Our Stories: Air Wisconsin Pilot Commands Sea and Sky

By John Perkinson, Senior Staff Writer
One of six vessels Burgess operates, the Queen of Excelsior II is an 80-ton, 125-passenger ship.

As pilot-in-command, Capt. Bob Burgess (Air Wisconsin) wears two distinct hats. When he isn’t flying CL65s out of his home domicile in Philadelphia, Pa., Burgess is an excursion vessel captain for a company based in Minnesota. He helms each of the operation’s six charter yachts, carrying as many as 150 passengers on Lake Minnetonka and the Mississippi River, in and around Minneapolis.

Burgess acknowledged that he has to carefully manage both his flying and seafaring work schedules, noting, “I’m senior at Air Wisconsin so I can bid the flying I need. I try to focus my vacation in the summertime. Basically, I give my flight schedule to the cruise company, which accommodates me as best it can.”

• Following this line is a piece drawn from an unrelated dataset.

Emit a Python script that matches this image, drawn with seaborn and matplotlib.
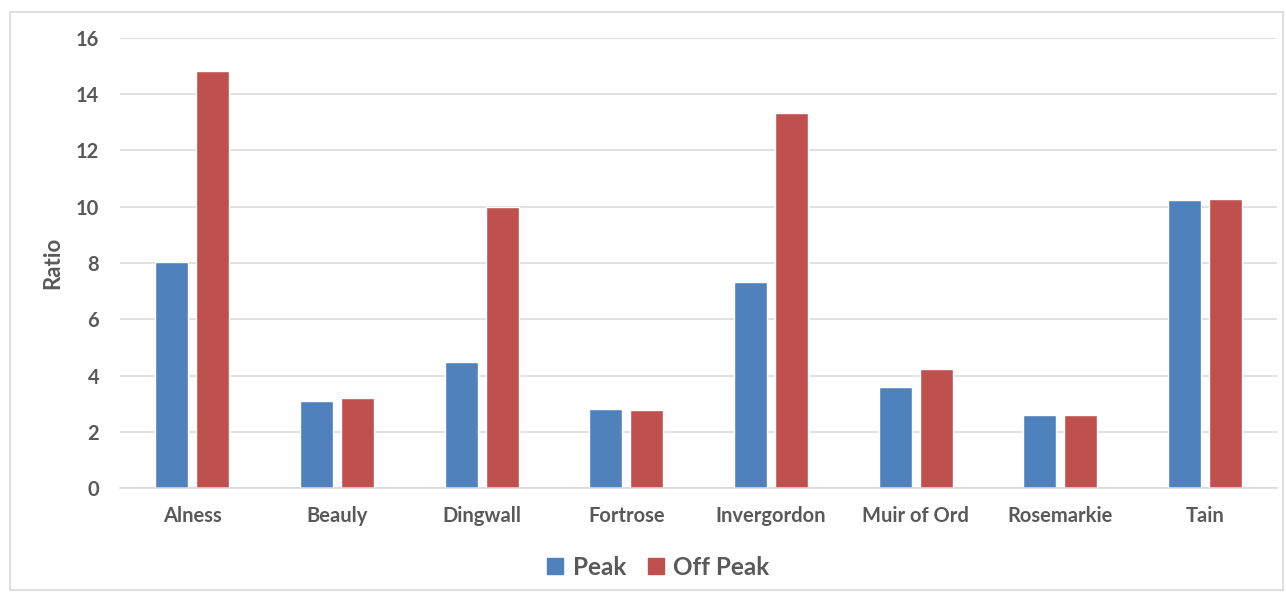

As an excursion vessel captain, Burgess manages a crew of up to 10, depending on the boat’s size and the number of passengers. Primarily overseeing dinner cruises and party charters, his responsibilities include monitoring the safety and security of the operation, providing some narration during the trip, and engaging with the ship’s passengers. Cruises typically run up to three hours, with an additional hour for prep and another to wrap up. Burgess usually runs two to three cruises a day.

Among his various certificates and ratings, Burgess holds a 100-ton U.S. Coast Guard near coastal master license, which he secured more than 30 years ago. “In Minnesota, you need a Coast Guard license to run boats for hire carrying passengers on the Mississippi. On Lake Minnetonka, you can either have a Coast Guard license or a state-issued boating pilot’s license,” which he attained when he first got started in the business.

Burgess moved to the Minneapolis area at the age of 13. His family’s new house was just three blocks from a local marina on Lake Minnetonka, where he spent his next eight years working. He eventually became the marina manager. “The boating thing kind of evolved over time. I knew the lake really well. A local company had a house boat it asked me to run,” said Burgess, who networked with other lakeside businesses and said that one job led to another.

The ship captain also developed a fascination with flying. Burgess was initially interested in enlisting in the Air Force but, with 20/30 vision, could only be considered for a weapons officer or navigator position at the time. He declined, opting instead to build his hours flight instructing and later flew Beechcraft King Airs for a small Syracuse, N.Y., operation. Burgess went on to fly for Air Cargo Masters, AirVantage, and the new iteration of Pan Am, enduring numerous furloughs before moving on to Air Wisconsin in 1998.

How do boating and flying compare? Burgess acknowledged that “there’s more involvement in customer service on the boat because you manage the food and beverages and you communicate more frequently with your passengers. With flying, passenger interaction is mostly handled by the cabin crew.” He added that in both scenarios, you monitor the vehicle’s systems, watch the weather, and make timely safety decisions. You also navigate while watching out for other craft, “so there are a lot of parallels,” he added.

“My ALPA volunteerism is another important component in all of this,” remarked Burgess, who’s the chair of both Air Wisconsin’s Local Executive Council 51 and the pilot group’s Negotiating Committee. The consummate time manager, he said, “I’m busy seven days a week and spend at least two to four hours each day reviewing e-mails and responding to questions, especially now” with the Air Wisconsin pilot group in late-stage mediation for a new contract.

As for colorful experiences afloat, Burgess commented, “I’ve seen everything but birth and death. Like the airline business, you learn to hope for the best and plan for the worst.” He recalled one boating excursion dealing with a large, rowdy group of passengers. “I literally had to wrestle several people away from the controls,” he said, noting that he returned the ship to the dock early that day.

As to whether he prefers boating or flying, Burgess said that it’s nice to do both. He confided, “If I could only do one, I wouldn’t appreciate either as much.”